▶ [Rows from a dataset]
··········

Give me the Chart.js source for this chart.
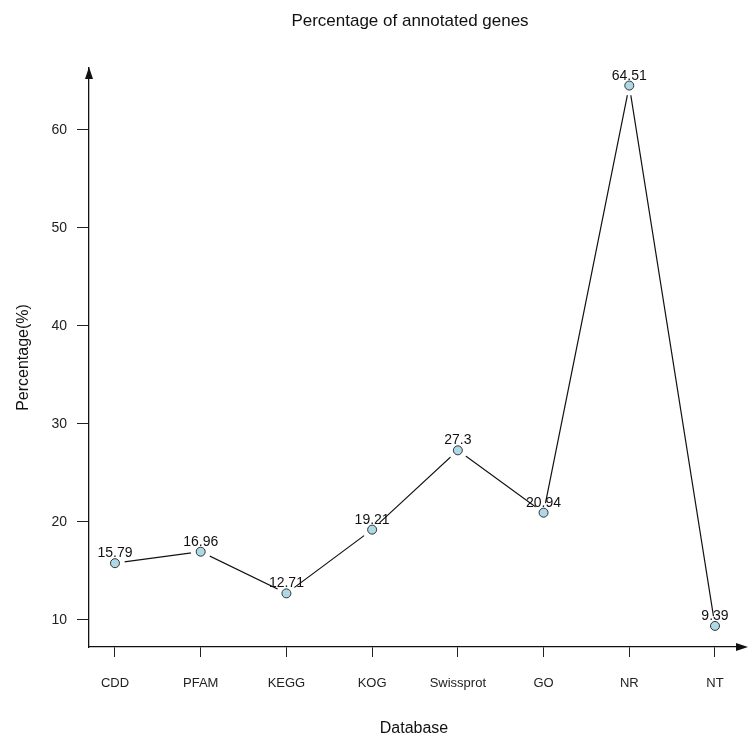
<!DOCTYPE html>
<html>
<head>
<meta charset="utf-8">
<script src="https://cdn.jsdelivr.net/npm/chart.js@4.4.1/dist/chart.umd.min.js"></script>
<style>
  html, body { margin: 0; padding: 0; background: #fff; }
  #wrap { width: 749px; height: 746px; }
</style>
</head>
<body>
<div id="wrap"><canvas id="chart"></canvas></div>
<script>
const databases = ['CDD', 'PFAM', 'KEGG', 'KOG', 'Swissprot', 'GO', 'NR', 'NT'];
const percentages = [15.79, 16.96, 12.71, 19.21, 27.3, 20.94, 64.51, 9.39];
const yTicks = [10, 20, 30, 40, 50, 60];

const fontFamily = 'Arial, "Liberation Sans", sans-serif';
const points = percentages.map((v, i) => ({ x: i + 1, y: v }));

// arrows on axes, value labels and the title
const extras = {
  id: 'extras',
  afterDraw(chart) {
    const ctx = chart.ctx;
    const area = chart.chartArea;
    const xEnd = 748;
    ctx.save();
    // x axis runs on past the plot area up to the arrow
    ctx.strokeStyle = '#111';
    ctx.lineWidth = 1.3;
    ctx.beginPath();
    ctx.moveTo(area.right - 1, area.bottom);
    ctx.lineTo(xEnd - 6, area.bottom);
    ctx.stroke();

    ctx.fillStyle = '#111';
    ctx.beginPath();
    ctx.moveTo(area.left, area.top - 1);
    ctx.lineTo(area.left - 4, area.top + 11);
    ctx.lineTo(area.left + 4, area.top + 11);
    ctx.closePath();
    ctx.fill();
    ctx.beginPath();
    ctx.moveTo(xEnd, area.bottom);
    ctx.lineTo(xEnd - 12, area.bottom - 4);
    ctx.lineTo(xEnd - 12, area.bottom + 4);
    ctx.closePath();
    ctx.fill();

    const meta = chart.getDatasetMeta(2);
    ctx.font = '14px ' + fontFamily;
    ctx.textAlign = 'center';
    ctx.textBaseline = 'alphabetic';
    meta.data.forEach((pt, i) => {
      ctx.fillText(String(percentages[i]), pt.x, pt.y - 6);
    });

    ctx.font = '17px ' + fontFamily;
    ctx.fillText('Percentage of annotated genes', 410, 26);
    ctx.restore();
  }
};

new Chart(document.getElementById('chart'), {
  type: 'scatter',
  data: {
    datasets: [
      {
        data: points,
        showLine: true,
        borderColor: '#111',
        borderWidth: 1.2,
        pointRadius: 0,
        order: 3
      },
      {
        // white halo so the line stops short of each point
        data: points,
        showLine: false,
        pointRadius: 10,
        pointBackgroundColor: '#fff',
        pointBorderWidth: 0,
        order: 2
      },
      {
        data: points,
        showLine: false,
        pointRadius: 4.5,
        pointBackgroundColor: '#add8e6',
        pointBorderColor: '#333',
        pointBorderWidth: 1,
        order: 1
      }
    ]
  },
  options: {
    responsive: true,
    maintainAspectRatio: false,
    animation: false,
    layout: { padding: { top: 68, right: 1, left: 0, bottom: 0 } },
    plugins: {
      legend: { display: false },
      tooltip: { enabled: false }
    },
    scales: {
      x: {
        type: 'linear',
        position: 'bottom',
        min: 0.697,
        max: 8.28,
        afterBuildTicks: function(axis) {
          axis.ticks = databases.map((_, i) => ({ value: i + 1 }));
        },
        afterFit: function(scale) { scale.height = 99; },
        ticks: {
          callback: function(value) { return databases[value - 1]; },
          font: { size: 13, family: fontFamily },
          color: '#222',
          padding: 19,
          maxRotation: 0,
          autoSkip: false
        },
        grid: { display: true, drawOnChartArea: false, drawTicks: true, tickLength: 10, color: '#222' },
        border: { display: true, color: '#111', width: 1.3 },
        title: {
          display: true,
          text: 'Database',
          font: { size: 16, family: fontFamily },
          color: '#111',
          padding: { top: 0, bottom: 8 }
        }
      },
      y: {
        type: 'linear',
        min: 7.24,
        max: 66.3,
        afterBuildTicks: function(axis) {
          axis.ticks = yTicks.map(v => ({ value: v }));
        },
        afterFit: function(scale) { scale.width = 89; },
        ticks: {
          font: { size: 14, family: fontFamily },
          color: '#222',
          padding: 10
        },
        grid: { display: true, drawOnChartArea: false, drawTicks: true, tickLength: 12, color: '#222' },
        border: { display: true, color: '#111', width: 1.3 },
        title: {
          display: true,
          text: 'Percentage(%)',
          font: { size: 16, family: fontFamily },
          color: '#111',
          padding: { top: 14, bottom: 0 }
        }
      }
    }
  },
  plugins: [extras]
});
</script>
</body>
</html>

··········

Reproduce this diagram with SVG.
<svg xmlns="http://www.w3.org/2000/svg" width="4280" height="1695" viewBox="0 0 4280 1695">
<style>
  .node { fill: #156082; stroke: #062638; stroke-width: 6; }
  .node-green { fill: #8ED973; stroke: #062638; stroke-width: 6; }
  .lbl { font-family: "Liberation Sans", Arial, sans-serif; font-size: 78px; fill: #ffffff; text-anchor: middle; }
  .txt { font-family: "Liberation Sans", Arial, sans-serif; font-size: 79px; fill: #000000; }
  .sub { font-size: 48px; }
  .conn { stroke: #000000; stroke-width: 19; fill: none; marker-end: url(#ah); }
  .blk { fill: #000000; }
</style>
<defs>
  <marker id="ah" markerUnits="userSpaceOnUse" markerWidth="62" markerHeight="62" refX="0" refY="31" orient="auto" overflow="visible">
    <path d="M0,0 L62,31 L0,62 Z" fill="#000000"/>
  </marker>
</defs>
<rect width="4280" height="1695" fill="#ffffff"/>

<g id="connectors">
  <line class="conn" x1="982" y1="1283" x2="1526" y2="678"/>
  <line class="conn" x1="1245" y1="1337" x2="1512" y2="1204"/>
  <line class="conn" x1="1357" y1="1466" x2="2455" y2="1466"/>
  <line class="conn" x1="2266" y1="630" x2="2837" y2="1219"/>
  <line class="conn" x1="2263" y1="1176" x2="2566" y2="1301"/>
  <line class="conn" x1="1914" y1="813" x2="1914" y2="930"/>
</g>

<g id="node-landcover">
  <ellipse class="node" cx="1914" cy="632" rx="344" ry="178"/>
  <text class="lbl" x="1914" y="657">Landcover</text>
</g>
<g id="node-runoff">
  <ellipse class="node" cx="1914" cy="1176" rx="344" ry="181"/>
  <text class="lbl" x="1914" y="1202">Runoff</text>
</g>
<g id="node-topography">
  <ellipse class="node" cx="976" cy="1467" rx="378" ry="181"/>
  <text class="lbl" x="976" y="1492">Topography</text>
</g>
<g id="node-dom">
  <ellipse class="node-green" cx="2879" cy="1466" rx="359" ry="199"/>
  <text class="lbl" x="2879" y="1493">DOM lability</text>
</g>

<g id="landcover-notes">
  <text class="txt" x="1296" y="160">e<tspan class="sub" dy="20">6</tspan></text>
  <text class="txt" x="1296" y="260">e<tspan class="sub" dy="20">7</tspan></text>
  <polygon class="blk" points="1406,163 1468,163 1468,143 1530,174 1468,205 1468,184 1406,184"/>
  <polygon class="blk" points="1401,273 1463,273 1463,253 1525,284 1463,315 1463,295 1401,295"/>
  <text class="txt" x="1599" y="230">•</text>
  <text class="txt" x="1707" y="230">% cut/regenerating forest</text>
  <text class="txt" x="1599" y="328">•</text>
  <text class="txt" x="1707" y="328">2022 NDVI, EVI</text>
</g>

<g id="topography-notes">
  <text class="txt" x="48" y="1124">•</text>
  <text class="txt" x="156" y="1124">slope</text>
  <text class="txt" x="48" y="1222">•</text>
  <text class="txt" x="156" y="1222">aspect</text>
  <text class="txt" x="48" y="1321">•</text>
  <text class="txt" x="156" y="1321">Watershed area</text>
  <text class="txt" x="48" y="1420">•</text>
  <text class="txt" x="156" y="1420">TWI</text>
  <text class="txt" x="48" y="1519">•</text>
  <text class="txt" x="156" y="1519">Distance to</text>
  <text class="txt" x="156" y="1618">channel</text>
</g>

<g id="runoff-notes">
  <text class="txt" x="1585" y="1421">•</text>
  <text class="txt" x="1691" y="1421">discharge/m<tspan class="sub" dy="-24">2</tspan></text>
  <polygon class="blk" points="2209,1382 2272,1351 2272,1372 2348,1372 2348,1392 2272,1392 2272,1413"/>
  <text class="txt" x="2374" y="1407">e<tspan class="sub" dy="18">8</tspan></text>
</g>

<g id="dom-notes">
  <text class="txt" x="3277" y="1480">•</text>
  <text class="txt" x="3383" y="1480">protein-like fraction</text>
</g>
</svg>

··········

From the records above, copy only the lines running from the line containing "Give me the Chart.js source for this chart." to the line containing "const points = percentages.map((v, i)", both ends included. Leave the pictures out.

▶ [CORRECT ANSWER]
Give me the Chart.js source for this chart.
<!DOCTYPE html>
<html>
<head>
<meta charset="utf-8">
<script src="https://cdn.jsdelivr.net/npm/chart.js@4.4.1/dist/chart.umd.min.js"></script>
<style>
  html, body { margin: 0; padding: 0; background: #fff; }
  #wrap { width: 749px; height: 746px; }
</style>
</head>
<body>
<div id="wrap"><canvas id="chart"></canvas></div>
<script>
const databases = ['CDD', 'PFAM', 'KEGG', 'KOG', 'Swissprot', 'GO', 'NR', 'NT'];
const percentages = [15.79, 16.96, 12.71, 19.21, 27.3, 20.94, 64.51, 9.39];
const yTicks = [10, 20, 30, 40, 50, 60];

const fontFamily = 'Arial, "Liberation Sans", sans-serif';
const points = percentages.map((v, i) => ({ x: i + 1, y: v }));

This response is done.